I must admit, however, that The Godfather: Part II is indubitably the best sequel ever made and, in some respects, does outperform its predecessor. Both the strengths and weaknesses of the first two Godfather movies can be traced back to Mario Puzo, the author of the original novel. Puzo happened to be an exceptionally brilliant storyteller, but ruined his novels with lousy prose. The first of the Godfather movies was a masterpiece because it managed to get rid of the terrible writing -- replacing it with great style and acting -- while retaining the compelling, clockwork-precision story, making for a practically flawless cinematic experience. Part II, on the other hand, does not derive its primary story from the novel (although Puzo shares credits on the screenplay) and it shows; the plot is a little too unwieldy, has one loose end too many, and is not above stooping to cheating its way out of a messy complication. On the bright side, it is also more ambitious, and possesses a powerful rise-and-fall structure that lends it an emotional depth that far surpasses anything that the original film threw up, beneficial consequences that we may legitimately attribute to the lack of Puzo's involvement, since there is nothing in Puzo's oeuvre that suggests his ability to develop stories on such a broad canvas.

The narrative structure of the film is intriguing. The primary thread tells the story of Michael Corleone, beginning at the height of his powers as a powerful Mafia don slowly working his way towards legitimacy, and observing his drift into the murky depths of moral decline and emptiness, a transformation that is made to look almost inevitable by the cruel actuators of fate that consign him to a life encircled by betrayal and fear. To further heighten the story's power, Francis Ford Coppola chooses to interleave the decline of Michael with a second, sepia-toned story thread that chronicles the early years of his father, Vito Corleone, depicting his rise from humble beginnings as a young Italian immigrant to his establishment as a man of repute respected and feared by all. It is a brilliant storytelling device as the poignancy of Michael's fall resonates even more deeply in the joy of his father's earlier rise, a brilliance augmented by the smooth editing that transposes us from one storyline to the other.

One of the exceptional elements of the Godfather movies (excepting the third part) is the acting involved. The actors inhabit the characters so thoroughly that the film practically oozes realism. Part II boasts of two of the best actors in the last half-century, Al Pacino and Robert de Niro. (Although they never appear together in the same scene. One would have to wait another twenty-one years for Michael Mann's Heat before that happened.) Pacino is probably at his best here, steering well clear of his latter-day chewing-the-scenery efforts. Robert de Niro is a revelation, exuding charisma despite a role that offers him little in the way of dialogue; and what little dialogue there is, is mostly in Italian dialects. Robert Duvall is as reliable as ever, and steals the scene towards the end in his conversations with the Frankie Pentangeli character. And to top it all off, we have Lee Strasberg himself, the proponent of method acting and tutor to many a great actor. The story goes that the mobster Meyer Lansky, who is said to have inspired Strasberg's character Hyman Roth, personally called Strasberg to congratulate him on the role. (For more on Meyer Lansky, Bugsy wouldn't be a bad place to start.)

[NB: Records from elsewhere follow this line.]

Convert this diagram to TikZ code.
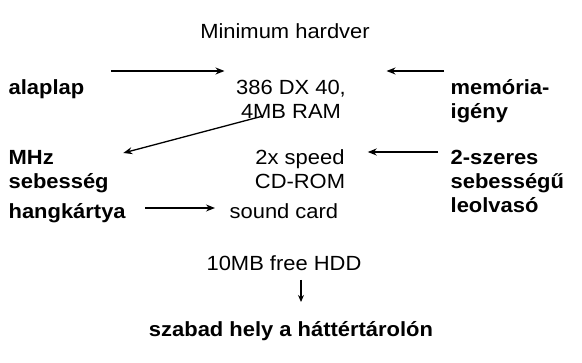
\documentclass[tikz,border=0pt]{standalone}
\usepackage{fontspec}
\setmainfont[FakeStretch=1.07]{Liberation Sans}
\usetikzlibrary{arrows.meta}

\tikzset{
  every node/.style={inner sep=0pt,font=\fontsize{20.5}{24}\selectfont},
  term/.style={font=\fontsize{20.5}{24}\selectfont\bfseries},
}

\begin{document}
\begin{tikzpicture}[x=1pt,y=1pt,line width=1.3pt,>={Stealth[length=9pt,width=7pt]}]
\useasboundingbox (0,0) rectangle (582,363);

\node[anchor=base](title) at (285,324) {Minimum hardver};

\node[term,anchor=base west](alaplap) at (8,268) {alaplap};
\node[anchor=base,align=center](cpu) at (291,244) {386 DX 40,\\4MB RAM};
\node[term,anchor=base west,align=left](memoria) at (450,244) {memória-\\igény};

\node[term,anchor=base west,align=left](mhz) at (8,174) {MHz\\sebesség};
\node[anchor=base,align=center](cdrom) at (300,174) {2x speed\\CD-ROM};
\node[term,anchor=base west,align=left](szeres) at (450,150) {2-szeres\\sebességű\\leolvasó};

\node[term,anchor=base west](hangkartya) at (8,144) {hangkártya};
\node[anchor=base west](soundcard) at (229,144) {sound card};

\node[anchor=base](hdd) at (284,92) {10MB free HDD};
\node[term,anchor=base](szabad) at (291,26) {szabad hely a háttértárolón};

\draw[->,draw=black] ([xshift=26pt,yshift=24pt]alaplap.base east) to ([xshift=-11pt,yshift=48pt]cpu.base west);
\draw[->,draw=black] ([xshift=-6pt,yshift=48pt]memoria.base west) to ([xshift=40pt,yshift=48pt]cpu.base east);

\draw[->,draw=black] ([xshift=-28pt,yshift=3pt]cpu.base) to ([xshift=14pt,yshift=36pt]mhz.base east);
\draw[->,draw=black] ([xshift=-12pt,yshift=61pt]szeres.base west) to ([xshift=22pt,yshift=37pt]cdrom.base east);

\draw[->,draw=black] ([xshift=19pt,yshift=11pt]hangkartya.base east) to ([xshift=-14pt,yshift=11pt]soundcard.base west);

\draw[->,draw=black,line width=1.1pt,>={Stealth[length=7pt,width=6pt]}] ([xshift=17pt,yshift=-9pt]hdd.base) to ([xshift=10pt,yshift=35pt]szabad.base);

\end{tikzpicture}
\end{document}
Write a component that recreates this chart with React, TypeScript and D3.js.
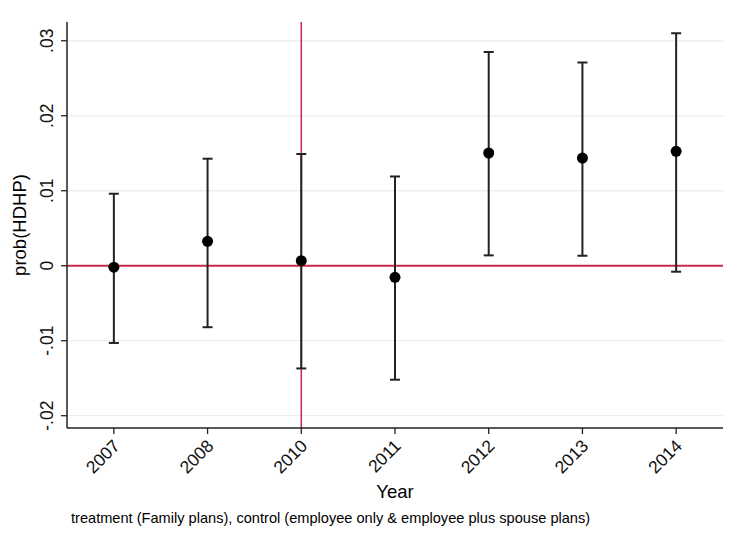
import React from 'react';
import * as d3 from 'd3';

// Coefficients and 95% CI
const years = ['2007', '2008', '2010', '2011', '2012', '2013', '2014'];
const estimates = [-0.0002, 0.00325, 0.00067, -0.00155, 0.01503, 0.01436, 0.01525];
const upperCI = [0.0096, 0.01427, 0.0149, 0.0119, 0.0285, 0.0271, 0.031];
const lowerCI = [-0.0103, -0.0082, -0.0137, -0.0152, 0.00138, 0.00133, -0.0008];
const yTicks = [-0.02, -0.01, 0, 0.01, 0.02, 0.03];
const yTickLabels = ['-.02', '-.01', '0', '.01', '.02', '.03'];
const eventYear = '2010';

const W = 735;
const H = 545;
const margin = {top: 22, right: 12, bottom: 117, left: 67};

const FONT = '"Liberation Sans", Arial, Helvetica, sans-serif';
const RED = '#c8294f';
const INK = '#222222';

export default function App()
{
    const w = W - margin.left - margin.right;
    const h = H - margin.top - margin.bottom;

    const x = d3.scalePoint<string>().domain(years).range([0, w]).padding(0.5);
    const y = d3.scaleLinear().domain([-0.02164, 0.0325]).range([h, 0]);

    const capW = 5;

    return (
        <svg width={W} height={H} style={{position: 'absolute', left: 0, top: 0, background: '#fff'}}
             fontFamily={FONT}>
            <rect width={W} height={H} fill="#fff"/>
            <g transform={`translate(${margin.left},${margin.top})`}>
                {/* grid */}
                {yTicks.map((t, i) => (
                    <line key={'g' + i} x1={0} x2={w} y1={y(t)} y2={y(t)} stroke="#e8f0f1" strokeWidth={1.3}/>
                ))}

                {/* reference lines */}
                <line x1={0} x2={w} y1={y(0)} y2={y(0)} stroke={RED} strokeWidth={2}/>
                <line x1={x(eventYear)} x2={x(eventYear)} y1={0} y2={h} stroke={RED} strokeWidth={1.5}/>

                {/* error bars */}
                {years.map((yr, i) => {
                    const cx = x(yr) as number;
                    return (
                        <g key={'e' + i} stroke={INK} strokeWidth={2}>
                            <line x1={cx} x2={cx} y1={y(upperCI[i])} y2={y(lowerCI[i])}/>
                            <line x1={cx - capW} x2={cx + capW} y1={y(upperCI[i])} y2={y(upperCI[i])}/>
                            <line x1={cx - capW} x2={cx + capW} y1={y(lowerCI[i])} y2={y(lowerCI[i])}/>
                        </g>
                    );
                })}

                {/* point estimates */}
                {years.map((yr, i) => (
                    <circle key={'p' + i} cx={x(yr)} cy={y(estimates[i])} r={5.5} fill="#000"/>
                ))}

                {/* y axis */}
                <line x1={0} x2={0} y1={0} y2={h} stroke={INK} strokeWidth={1.5}/>
                {yTicks.map((t, i) => (
                    <g key={'yt' + i} transform={`translate(0,${y(t)})`}>
                        <line x1={-6} x2={0} stroke={INK} strokeWidth={1.3}/>
                        <text transform="translate(-14,0) rotate(-90)" textAnchor="middle" fontSize={17.5}
                              fill="#111">{yTickLabels[i]}</text>
                    </g>
                ))}

                {/* x axis */}
                <line x1={0} x2={w} y1={h} y2={h} stroke={INK} strokeWidth={1.5}/>
                {years.map((yr, i) => (
                    <g key={'xt' + i} transform={`translate(${x(yr)},${h})`}>
                        <line y1={0} y2={6} stroke={INK} strokeWidth={1.3}/>
                        <text transform="translate(7,19) rotate(-45)" textAnchor="end" fontSize={17.5}
                              fill="#111">{yr}</text>
                    </g>
                ))}

                {/* axis titles */}
                <text x={w / 2} y={h + 70} textAnchor="middle" fontSize={18.5} fill="#000">Year</text>
                <text transform={`translate(${-41},${h / 2}) rotate(-90)`} textAnchor="middle" fontSize={18.5}
                      fill="#000">prob(HDHP)</text>
            </g>

            <text x={71} y={523} fontSize={14.6} fill="#000">
                treatment (Family plans), control (employee only &amp; employee plus spouse plans)
            </text>
        </svg>
    );
}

Seen back-to-back, the first two Godfather movies probably constitute the greatest 6-hour story told on celluloid. The smooth-running engine of the first movie, punctuated by its sharp finale, and the subsequent steady build-up in the first half of Part II merely set the stage for a climax of relentless violence and moral disintegration, saturated in an overwhelming sadness that brings the story to life like no story has been before or since. The only regret that one need have about the Godfather movies is that Coppola had to go off and make a third part; good as it must have sounded on paper, and good as it was in concept, he ought to have known that the magic of the first two movies could never again be captured on screen the way it was in those heady '70s.